After 8,000 hours there is already a significant degradation in the performance of the fluorescent fittings. The cause of this lumen depreciation is mainly due to the photochemical degradation of the phosphor coating and the glass tube. In contrast, the LED SPARTAN has maintained an output almost identical to the first graph thanks to a near 0% failure rate and virtually zero degradation.
Fast forward around another 6 months of constant operation and the degradation of the fluorescent fittings has continued at a significant rate. Even in the most optimum of conditions the fluorescent fittings have lost 37% of the total lumen output across the installation, compared to the LED fittings which have seen just a 6% reduction. With the level of performance after 18 months, a WL84 LED unit now provides superior light output in all conditions over a 2x36W fluorescent.
Going beyond 18 months, the performance of the fluorescent fittings will continue to deteriorate to the point of rendering them close to useless in all but the most optimum of conditions. In contrast, the LED SPARTAN Linear has provided a consistent level of output and will continue to do so for 100,000+ hours.
Summary of Data
The LED luminaires have outperformed the fluorescents from the moment of the initial installation and have shown a far greater consistency in their performance over an 18-month period thanks to the long life and consistent output of the LEDs. Although this relatively short-term performance advantage is significant, the real benefit comes from the future years of operation. SPARTAN LED Linear luminaires will provide a lifetime of 100,000+ maintenance-free hours in which time a fluorescent would require several maintenance interventions.
2. High Output LED Variants & Optics
Given the past popularity of fluorescent fittings and the vast numbers which have been installed, there is an ongoing demand for ‘retrofit’ LED products. A retrofit LED luminaire should be easy to install in place of a fluorescent; this means using the same general dimensions, cable entries and fixing centres. This will allow the end-user to utilise the existing cable, glands and bracketry and reduce the cost of installation. For new installations however, these factors are less relevant and the end-user can focus should focus on specifying the most efficient and cost-effective solution.
High Output LED Variants
The advancement in LED technology means luminaires are now available which offer significantly higher levels of performance than retrofit solutions designed as a like-for-like fluorescent replacement. The SPARTAN Linear luminaires that we used for comparison in section 1, are now available as High-Output variants which offer significantly improved performance.

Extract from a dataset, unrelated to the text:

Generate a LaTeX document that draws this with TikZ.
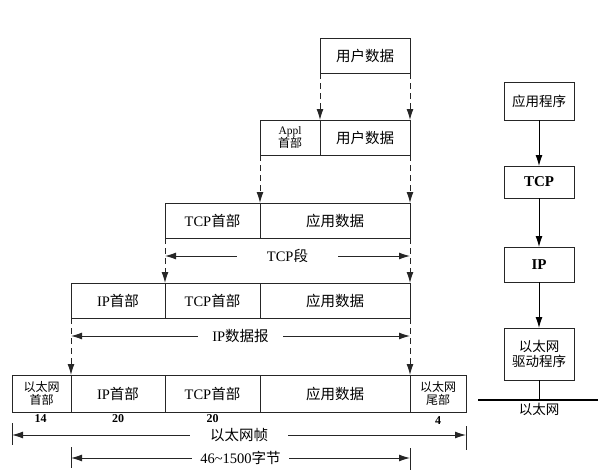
\documentclass[tikz,border=0pt]{standalone}
\usepackage{fontspec}
\setmainfont{Liberation Serif}
\newfontfamily\cjk{Noto Sans CJK SC}
\usetikzlibrary{positioning, arrows.meta, calc}

% Chinese text inside mixed labels
\newcommand{\zh}[1]{{\cjk #1}}

\begin{document}
\begin{tikzpicture}[
		x=1pt, y=-1pt,
		>={Latex[length=11pt,width=7pt]},
		% Styles for the packet fields
		field/.style={
			draw=black!85, line width=1pt, outer sep=0pt, inner sep=0pt,
			minimum height=35pt, align=center, font=\fontsize{14.5}{16}\selectfont
		},
		smallfield/.style={font=\fontsize{12}{13}\selectfont},
		% Style for the encapsulation arrows
		encap/.style={->, draw=black!85, line width=1pt, dash pattern=on 6pt off 4pt},
		% Styles for the length markers
		dim/.style={<->, draw=black!85, line width=1pt},
		dimlabel/.style={
			midway, fill=white, inner xsep=14pt, inner ysep=1pt,
			font=\fontsize{14.5}{16}\selectfont
		},
		tick/.style={draw=black!85, line width=1pt},
		bytes/.style={anchor=north, inner sep=0pt, font=\bfseries\fontsize{12}{13}\selectfont},
		% Style for the protocol stack
		layer/.style={
			draw=black!85, line width=1pt, outer sep=0pt, minimum width=70pt,
			align=center, font=\fontsize{13.5}{15.5}\selectfont
		}
		]
		
		\useasboundingbox (0,0) rectangle (616,474);
		
		% ==========================================
		% 1. User data
		% ==========================================
		\node[field, minimum width=90pt, anchor=north west] (user0) at (320,38) {\zh{用户数据}};
		
		% ==========================================
		% 2. Application header added
		% ==========================================
		\node[field, smallfield, minimum width=60pt, anchor=north west] (applhdr) at (260,120)
			{{\fontsize{11.5}{12}\selectfont Appl}\\\zh{首部}};
		\node[field, minimum width=90pt, right=0pt of applhdr] (user1) {\zh{用户数据}};
		
		\draw[encap] (user0.south west) -- (user1.north west);
		\draw[encap] (user0.south east) -- (user1.north east);
		
		% ==========================================
		% 3. TCP segment
		% ==========================================
		\node[field, minimum width=95pt, anchor=north west] (tcphdr1) at (165,203) {TCP\zh{首部}};
		\node[field, minimum width=150pt, right=0pt of tcphdr1] (appdata1) {\zh{应用数据}};
		
		\draw[encap] (applhdr.south west) -- (appdata1.north west);
		\draw[encap] (user1.south east) -- (appdata1.north east);
		
		\draw[dim] ($(tcphdr1.south west)+(0,18)$) -- ($(appdata1.south east)+(0,18)$)
			node[dimlabel, inner xsep=30pt] {TCP\zh{段}};
		
		% ==========================================
		% 4. IP datagram
		% ==========================================
		\node[field, minimum width=94pt, anchor=north west] (iphdr2) at (71,283) {IP\zh{首部}};
		\node[field, minimum width=95pt, right=0pt of iphdr2] (tcphdr2) {TCP\zh{首部}};
		\node[field, minimum width=150pt, right=0pt of tcphdr2] (appdata2) {\zh{应用数据}};
		
		\draw[encap] (tcphdr1.south west) -- (tcphdr2.north west);
		\draw[encap] (appdata1.south east) -- (appdata2.north east);
		
		\draw[dim] ($(iphdr2.south west)+(0,18)$) -- ($(appdata2.south east)+(0,18)$)
			node[dimlabel] {IP\zh{数据报}};
		
		% ==========================================
		% 5. Ethernet frame
		% ==========================================
		\node[field, smallfield, minimum width=59pt, minimum height=37pt, anchor=north west] (ethhdr) at (12,375)
			{\zh{以太网}\\\zh{首部}};
		\node[field, minimum width=94pt, minimum height=37pt, right=0pt of ethhdr] (iphdr3) {IP\zh{首部}};
		\node[field, minimum width=95pt, minimum height=37pt, right=0pt of iphdr3] (tcphdr3) {TCP\zh{首部}};
		\node[field, minimum width=150pt, minimum height=37pt, right=0pt of tcphdr3] (appdata3) {\zh{应用数据}};
		\node[field, smallfield, minimum width=56pt, minimum height=37pt, right=0pt of appdata3] (ethtrl)
			{\zh{以太网}\\\zh{尾部}};
		
		\draw[encap] (iphdr2.south west) -- (iphdr3.north west);
		\draw[encap] (appdata2.south east) -- (appdata3.north east);
		
		% field sizes
		\node[bytes] (n14) at ($(ethhdr.south)+(-1,2)$) {14};
		\node[bytes] (n20a) at ($(iphdr3.south)+(0,2)$) {20};
		\node[bytes] (n20b) at ($(tcphdr3.south)+(0,2)$) {20};
		\node[bytes] (n4) at ($(ethtrl.south)+(0,4)$) {4};
		
		% frame and payload lengths
		\draw[tick] ($(ethhdr.south west)+(0,11)$) -- ++(0,22);
		\draw[tick] ($(ethtrl.south east)+(0,14)$) -- ++(0,24);
		\draw[dim] ($(ethhdr.south west)+(0,23)$) -- ($(ethtrl.south east)+(0,23)$)
			node[dimlabel, inner xsep=20pt] {\zh{以太网帧}};
		
		\draw[tick] ($(iphdr3.south west)+(0,35)$) -- ++(0,21);
		\draw[tick] ($(appdata3.south east)+(0,36)$) -- ++(0,22);
		\draw[dim] ($(iphdr3.south west)+(0,46)$) -- ($(appdata3.south east)+(0,46)$)
			node[dimlabel, inner xsep=8pt] {46\textasciitilde1500\zh{字节}};
		
		% ==========================================
		% 6. The protocol stack on the right
		% ==========================================
		\node[layer, minimum height=38pt] (app) at (539,101) {\zh{应用程序}};
		\node[layer, minimum height=32pt, below=46pt of app] (tcp) {\bfseries\fontsize{15}{16}\selectfont TCP};
		\node[layer, minimum height=35pt, below=49pt of tcp] (ip) {\bfseries\fontsize{15}{16}\selectfont IP};
		\node[layer, minimum height=52pt, below=46pt of ip, inner sep=1pt] (drv)
			{\zh{以太网}\\\zh{驱动程序}};
		
		\draw[->, line width=1pt] (app) -- (tcp);
		\draw[->, line width=1pt] (tcp) -- (ip);
		\draw[->, line width=1pt] (ip) -- (drv);
		
		% the wire
		\coordinate (wireL) at (478,400);
		\coordinate (wireR) at (598,400);
		\draw[line width=2.5pt] (wireL) -- (wireR);
		\draw[line width=1pt] (drv.south) -- (drv.south |- wireL);
		\node[font=\fontsize{13.5}{14}\selectfont, inner sep=0pt, anchor=north] (wirelbl)
			at ($(drv.south |- wireL)+(0,3)$) {\zh{以太网}};
		
	\end{tikzpicture}
\end{document}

Using the same conditions that we set out in section 1 of the white paper, but now adding in the SPARTAN Linear High Output variants, we can see the extent of the performance upgrade compared to the standard WL84 LED luminaire, but even more significant when compared to traditional fluorescents .
In short, the latest LED luminaires, such as the SPARTAN Linear WL84 and WL168 High Output represent a step change in how Linear fittings can be deployed. The extent of the performance jump means end-users can use a smaller, more efficient solution than before. It also means the Linear format can be deployed at increased mounting heats which provides a cost-effective alternative to a traditional bay solution.
The cylindrical design of a fluorescent tube means there will always be some degree of wasted light from a fluorescent fitting. In contrast, an LED luminaire can direct 100% of its output towards the ground where it’s needed. Furthermore, the latest LED luminaires, such as SPARTAN Linear, are now available with a choice of secondary optics (a method of directing light into a controlled beam). These optics can be used for different applications, such as aisle, corridor or perimeter lighting schemes.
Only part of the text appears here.